(begin)

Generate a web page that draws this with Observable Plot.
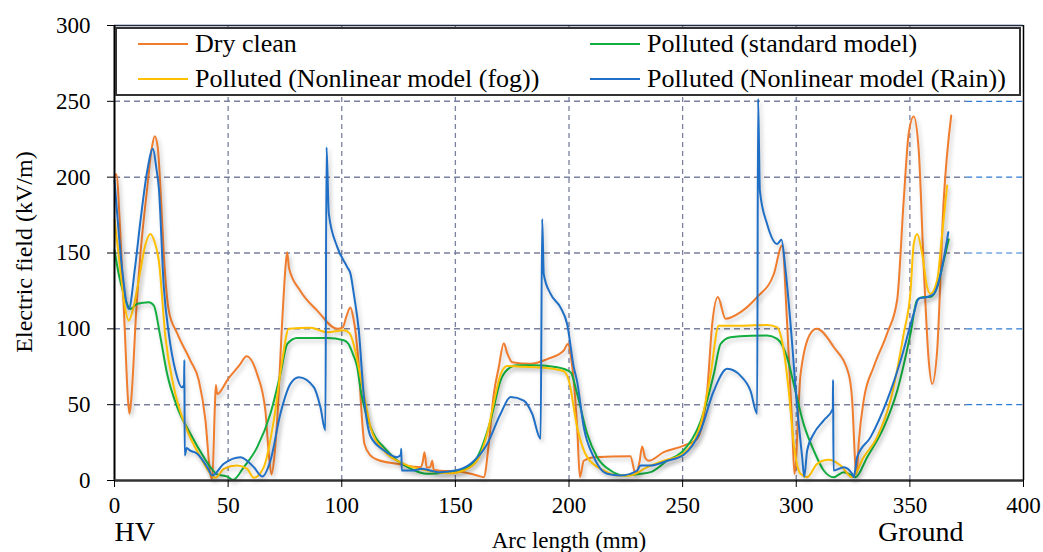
<!DOCTYPE html>
<html><head><meta charset="utf-8">
<script src="https://cdn.jsdelivr.net/npm/d3@7"></script>
<script src="https://cdn.jsdelivr.net/npm/@observablehq/plot@0.6"></script>
<style>
body{margin:0;background:#fff;}
#wrap{position:relative;width:1043px;height:552px;font-family:"Liberation Serif","Times New Roman",serif;overflow:hidden;}
#legend{position:absolute;left:115px;top:27px;width:902px;height:65px;border:2px solid #333;background:#fff;}
.item{position:absolute;display:flex;align-items:center;font-size:26px;white-space:nowrap;height:30px;color:#000;}
.swatch{width:50px;height:0;border-top:2px solid;margin-right:7px;}
#ylab{position:absolute;left:24px;top:252px;transform:translate(-50%,-50%) rotate(-90deg);font-size:24px;white-space:nowrap;color:#000;}
svg g[aria-label="line"] path{filter:drop-shadow(2px 3px 2px rgba(0,0,0,0.22));}
</style></head><body><div id="wrap"></div>
<script>
const seriesNames = ["Dry clean", "Polluted (standard model)", "Polluted (Nonlinear model (fog))", "Polluted (Nonlinear model (Rain))"];
const seriesColors = ["#F07C2E", "#12AE3F", "#FFC000", "#1F6FC6"];
const xTicks = [0, 50, 100, 150, 200, 250, 300, 350, 400];
const yTicks = [0, 50, 100, 150, 200, 250, 300];
const xLabel = "Arc length (mm)";
const yLabel = "Electric field (kV/m)";
const endLabels = ["HV", "Ground"];
const endLabelX = [0, 336];

const dryClean = [[0,200],[0.8,202],[2.5,165],[4.5,100],[6,52],[6.6,44],[7.5,56],[9.5,110],[11.4,149],[14.4,193],[16.5,220],[17.7,227],[19,220],[20.5,185],[21.7,149],[23.9,112],[27.6,97],[33.4,79],[37.1,66],[40,40],[42.2,4],[43,1],[44.2,50],[44.6,63],[45.2,57],[50,67],[55,76],[58.1,82],[62.8,70],[66.4,46],[67.9,17.6],[69.1,4],[70.3,15],[71.6,40],[73.8,105],[75.5,145],[76,150.5],[76.8,140],[81.8,125],[89.2,112],[98,100],[100.5,101],[102,108],[103.8,114],[105,108],[106.3,95],[107.5,75],[108.7,45],[110,24],[112.6,16.5],[116,13.5],[124.4,11],[134.7,8.8],[135.6,12],[136.4,18.7],[137.4,8.5],[139,9],[139.8,13],[140.5,7],[153.7,5.5],[159.6,3.3],[162.5,2.2],[164.7,24],[166.9,57],[169.1,74.7],[171.3,90.5],[172.8,84],[175,78],[183,77],[190.4,80],[197.7,85.7],[199.5,90],[201,80],[203.6,35],[204.8,2.2],[206.5,13],[210.9,15.4],[227,16],[229.3,4.4],[231,12],[232.2,22.4],[233.5,15],[235.1,13],[241.7,18.7],[250.5,23],[256.4,27.5],[260.8,59],[263,103],[265.5,121],[268.9,106.6],[275.5,111],[282.8,121],[290.1,136],[293.8,155],[296,103],[298.2,37],[299.2,4.4],[301.9,70],[306.3,97],[309,100],[316.5,88],[323.1,70],[324.6,53],[326.1,8.8],[326.6,4.4],[327.5,25],[329.7,53],[334.1,75],[340,97],[344.4,119],[347.3,185],[349.5,229],[351.7,240],[353.9,217.6],[356.1,140.6],[358.3,79],[359.8,63.7],[362,85.7],[364.9,185],[368.2,240.7]];

const standardModel = [[0,152],[2,135],[4.1,123],[7,113],[10,116.5],[15.1,117.6],[17.3,115.4],[20.2,94.5],[23.2,70],[27.6,48.4],[33.4,30.8],[39.3,15.4],[42.2,8.8],[45.2,4],[49.6,2.6],[52.2,0.4],[56.9,8.8],[62.8,22],[68.6,44],[73,70],[76,90],[80.4,94],[93.6,94],[100.9,92.5],[103,90],[105,83],[106.8,75],[108.5,58],[110.5,45],[112.7,35],[115,28],[118.5,22],[124.4,13.2],[130,8],[137.6,4.4],[146.4,5.5],[153.7,7.7],[159.6,15.4],[165.5,39.6],[169.9,66],[174.3,74.7],[177.2,76],[185,76],[194.8,74.7],[200.7,71.4],[203.6,57],[208,30.8],[212.4,15.4],[218.3,6.6],[224.1,3.3],[231.5,4.4],[235.9,5.5],[243.2,13],[250.5,20],[257.9,39],[263.7,70],[266.7,90],[271,94.5],[280,95.5],[287.2,95.6],[291.6,93.4],[296,81],[298.9,63.7],[303.3,37],[307.7,19.8],[312.1,6.6],[316.5,2.2],[320.9,5.5],[324.6,3.3],[326.1,2.2],[331.2,15.4],[338.5,35],[344.4,59],[350.3,97],[353.2,119],[356.1,121],[359,121],[362,127.5],[364.9,145],[367.1,159]];

const fogModel = [[0,172],[2.5,140],[4.5,115],[6.3,105.5],[8.5,115],[11,135],[13.5,155],[15.8,162.6],[17.5,158],[19.5,145],[22.4,94.5],[26.1,61.5],[32,33],[37.8,15.4],[42.2,4.4],[44.4,1.8],[48.1,7.7],[54,9.9],[58.4,7.7],[61.3,1.8],[65.7,8.8],[70.1,39.6],[73.8,79],[76.7,100],[86.2,100.7],[93.6,97.8],[100.9,99],[103.5,97],[105.2,90],[107,78],[109.7,57],[112.7,35],[118.5,19.8],[127.3,11],[137.6,6.6],[147.9,4.8],[153.7,6.6],[159.6,13.2],[164,30.8],[167.7,57],[169.9,70],[172.8,75.5],[180,75],[187.5,74.5],[197.7,72],[199.9,66],[203.6,35],[208,15.4],[215.3,6.6],[221.2,3.3],[227,3.3],[234.4,8.8],[241.7,13],[250.5,18],[257.9,37],[262.3,70],[265.9,102],[275.5,102],[287.2,102.6],[291.6,101],[294.5,85.7],[296.7,59],[298.9,24],[301.9,4.4],[304.8,2.2],[309.2,11],[314.3,13.6],[319.5,9.9],[324.6,2.2],[329.7,15.4],[335.6,28.6],[341.5,53],[347.3,97],[350.3,125],[351.7,156],[353.2,162.6],[355.4,149.5],[357.6,127.5],[359,123],[362,132],[364.2,162.6],[366.4,194.5]];

const rainModel = [[0,198],[1.5,170],[3.4,138.5],[6.3,113],[9,140],[11.4,171],[14.5,205],[16.9,218.7],[18.5,205],[19.5,193],[21.7,127.5],[23.9,96.7],[26.8,72.5],[29.6,61.5],[30.6,63],[30.75,79.5],[30.9,16.5],[31.8,21.5],[33,20],[36.4,17.6],[40.8,8.8],[43,3.3],[48.1,11],[55.4,15.4],[61.3,8.8],[65,2.6],[68.6,13],[73,44],[77.4,63.7],[81.1,68],[87.7,61.5],[90.6,48.4],[92.8,33],[93.3,219.8],[94.3,176],[98,154],[102.4,140.7],[103.9,136],[105.3,123],[107.5,99],[109.7,56],[112.7,29],[118.5,20],[124.4,15.4],[126,17],[126.2,21],[126.4,6.6],[130.9,6.6],[135.3,7.7],[142.6,5.5],[150,6.6],[156.7,11],[164,24],[169.9,44],[174.3,55],[180.1,52.7],[183.8,44],[187.5,27.5],[188.2,172.5],[188.9,136],[191.9,123],[196.3,114],[199.2,103],[202.1,74.7],[203.6,65],[206.5,35],[210.9,15.4],[216.8,4.4],[222.6,3.3],[230,6.6],[231.5,9.9],[235.9,9.9],[243.2,13],[250.5,17],[257.9,33],[263.7,59],[269.6,73.6],[275.5,69],[279.9,59],[282.8,44],[283.2,251.7],[284,191],[287.2,169],[291.6,156],[293.5,158.7],[295.3,138.5],[297.5,103],[300.4,48],[302.6,15.4],[303.5,2.5],[304.8,19.8],[307.7,30.8],[312.1,39.6],[316.1,47.3],[316.2,66.4],[316.4,6.6],[320.9,8.8],[324.6,4.4],[325.3,2.2],[326.8,15.4],[332.7,28.6],[340,53],[345.9,79],[351.7,110],[353.9,120],[357.6,121],[360.5,123],[363.5,136],[366.9,163.7]];

const seriesValues = [dryClean, standardModel, fogModel, rainModel];
const rows = seriesValues.flatMap((pts, i) => pts.map(([x, y]) => ({series: seriesNames[i], x, y})));

const gridBreak = 375;
const innerY = yTicks.filter(d => d > 0 && d < 300);
const innerX = xTicks.filter(d => d > 0 && d < 400);

const chart = Plot.plot({
  width: 1043, height: 552,
  marginLeft: 114, marginRight: 20, marginTop: 25, marginBottom: 72,
  x: {domain: [0, 400]},
  y: {domain: [0, 300]},
  color: {domain: seriesNames, range: seriesColors},
  style: {fontFamily: "'Liberation Serif', 'Times New Roman', serif", fontSize: "23px", color: "#000", background: "transparent", overflow: "visible"},
  marks: [
    Plot.ruleY(innerY, {x1: 0, x2: gridBreak, stroke: "#7b809e", strokeWidth: 1.5, strokeDasharray: "6,4"}),
    Plot.ruleY(innerY, {x1: gridBreak, x2: 400, stroke: "#2f7bd2", strokeWidth: 1.2, strokeDasharray: "6,4"}),
    Plot.ruleX(innerX, {y1: 0, y2: 300, stroke: "#7b809e", strokeWidth: 1.3, strokeDasharray: "5,4"}),
    Plot.ruleY([300], {stroke: "#1f2a44", strokeWidth: 1.5}),
    Plot.ruleX([400], {stroke: "#000", strokeWidth: 1.5}),
    Plot.line(rows, {x: "x", y: "y", z: "series", stroke: "series", strokeWidth: 2, curve: "monotone-x"}),
    Plot.ruleX([0], {stroke: "#000", strokeWidth: 2}),
    Plot.ruleY([0], {stroke: "#333", strokeWidth: 2.5}),
    Plot.axisX({ticks: xTicks, tickSize: 7, tickPadding: 9, tickFormat: d => d, label: null, fontSize: 23}),
    Plot.axisY({ticks: yTicks, tickSize: 7, tickPadding: 17, tickFormat: d => d, label: null, fontSize: 23}),
    Plot.text([xLabel], {frameAnchor: "bottom", dy: 67, fontSize: 23, fill: "#000"}),
    Plot.text(endLabels.map((t, i) => ({t, x: endLabelX[i]})), {x: "x", text: "t", frameAnchor: "bottom", dy: 41, lineAnchor: "top", textAnchor: "start", fontSize: 28, fill: "#000"})
  ]
});

const wrap = document.getElementById("wrap");
wrap.appendChild(chart);

const ylab = document.createElement("div");
ylab.id = "ylab";
ylab.textContent = yLabel;
wrap.appendChild(ylab);

const legend = document.createElement("div");
legend.id = "legend";
const legendPos = [[21, 0], [473, 0], [21, 35], [473, 35]];
const legendOrder = [0, 1, 2, 3];
legendOrder.forEach((si, k) => {
  const it = document.createElement("div");
  it.className = "item";
  it.style.left = legendPos[k][0] + "px";
  it.style.top = legendPos[k][1] + "px";
  const sw = document.createElement("span");
  sw.className = "swatch";
  sw.style.borderTopColor = seriesColors[si];
  const tx = document.createElement("span");
  tx.textContent = seriesNames[si];
  it.appendChild(sw); it.appendChild(tx);
  legend.appendChild(it);
});
wrap.appendChild(legend);
</script></body></html>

(end)

**WHAT YOU HAVE TO DO:**
Exactly as written, please give again the lines from the beginning of the listing through the line containing "const endLabelX = [0, 336];", inclusive, without any pictures.

**THE REPLY:**
Generate a web page that draws this with Observable Plot.
<!DOCTYPE html>
<html><head><meta charset="utf-8">
<script src="https://cdn.jsdelivr.net/npm/d3@7"></script>
<script src="https://cdn.jsdelivr.net/npm/@observablehq/plot@0.6"></script>
<style>
body{margin:0;background:#fff;}
#wrap{position:relative;width:1043px;height:552px;font-family:"Liberation Serif","Times New Roman",serif;overflow:hidden;}
#legend{position:absolute;left:115px;top:27px;width:902px;height:65px;border:2px solid #333;background:#fff;}
.item{position:absolute;display:flex;align-items:center;font-size:26px;white-space:nowrap;height:30px;color:#000;}
.swatch{width:50px;height:0;border-top:2px solid;margin-right:7px;}
#ylab{position:absolute;left:24px;top:252px;transform:translate(-50%,-50%) rotate(-90deg);font-size:24px;white-space:nowrap;color:#000;}
svg g[aria-label="line"] path{filter:drop-shadow(2px 3px 2px rgba(0,0,0,0.22));}
</style></head><body><div id="wrap"></div>
<script>
const seriesNames = ["Dry clean", "Polluted (standard model)", "Polluted (Nonlinear model (fog))", "Polluted (Nonlinear model (Rain))"];
const seriesColors = ["#F07C2E", "#12AE3F", "#FFC000", "#1F6FC6"];
const xTicks = [0, 50, 100, 150, 200, 250, 300, 350, 400];
const yTicks = [0, 50, 100, 150, 200, 250, 300];
const xLabel = "Arc length (mm)";
const yLabel = "Electric field (kV/m)";
const endLabels = ["HV", "Ground"];
const endLabelX = [0, 336];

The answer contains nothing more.